Tuesday, March 31, 2015

Movie review - "Goodbye Paradise" (1983) **** (warning: spoilers)

Raymond Chandler on the Gold Coast, brilliantly pulled off by star Ray Barrett (in the role of a life time) and writers Denny Lawrence and Bob Ellis. It's a Gold Coast that doesn't exist in this way any more but certainly did then - in tropical, socialist hating Queensland, with its dingy clubs, discos, drag shows, cults, right wing political movements and military bases. (It actually seems more interesting)

There's some beautiful dialogue - Ellis at his most wonderful, perfectly delivered by Barrett.
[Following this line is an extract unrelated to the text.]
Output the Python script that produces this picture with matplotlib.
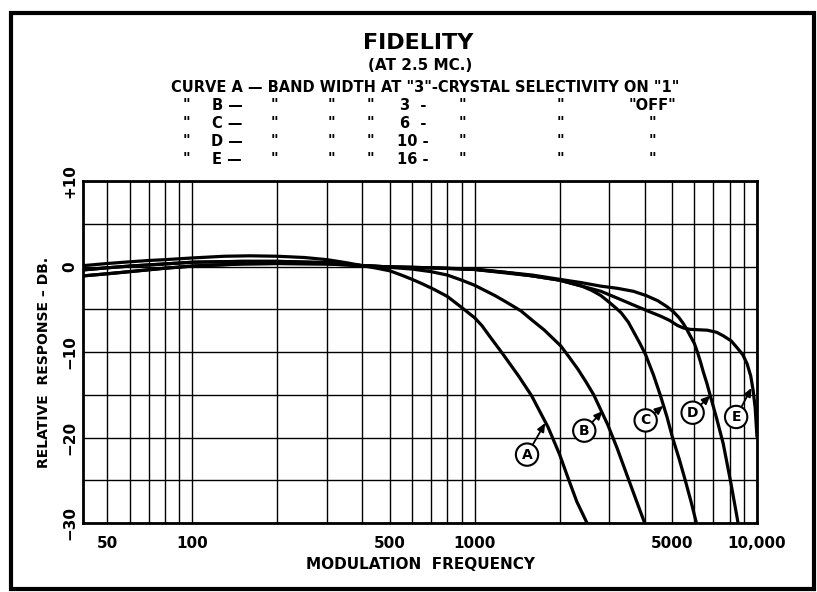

The plot isn't bad either, with Barrett chasing various clues as he tracks down a missing girl and encountering various characters (many of whom are familiar to Barrett... unlike say Philip Marlowe he's not entering a strange world, he's participating in a world he knows very well).

Great cameos from Kate Fitzpatrick (politician's second wife), Paul Chubb (seemingly dodgy ex cop), Lex Marinos (local tour guide), wondrous Robyn Nevin (an old flame of Barrett's), Mark Hembrow (night club guy), Grant Dodwell (sleazy Sea World type), Don Pascoe (old Labor senator), Kris McQuade (hooker), Guy Doleman (pukka officer), Tex Morton (politician), John Clayton (hippie). Many of these are not what they seem - wonderfully, Clayton and Doleman are in cahoots for a coup so that the Gold Coast can secede from the rest of Australia (a superb conceit), McQuade works for ASIO, Hembrow for army intelligence, Dodwell tries to assassinate someone, etc.

Not surprisingly for an Ellis script the young women are weak and all want to hump middle aged men - the girl who plays the first Cathy is especially terrible. And it's a shame Barrett is so passive at the end - I felt he should have helped expose the coup more, at least taken revenge for Nevin's death.

But it's got a lovely texture - melancholic, haunting - with decent action. A real cult movie.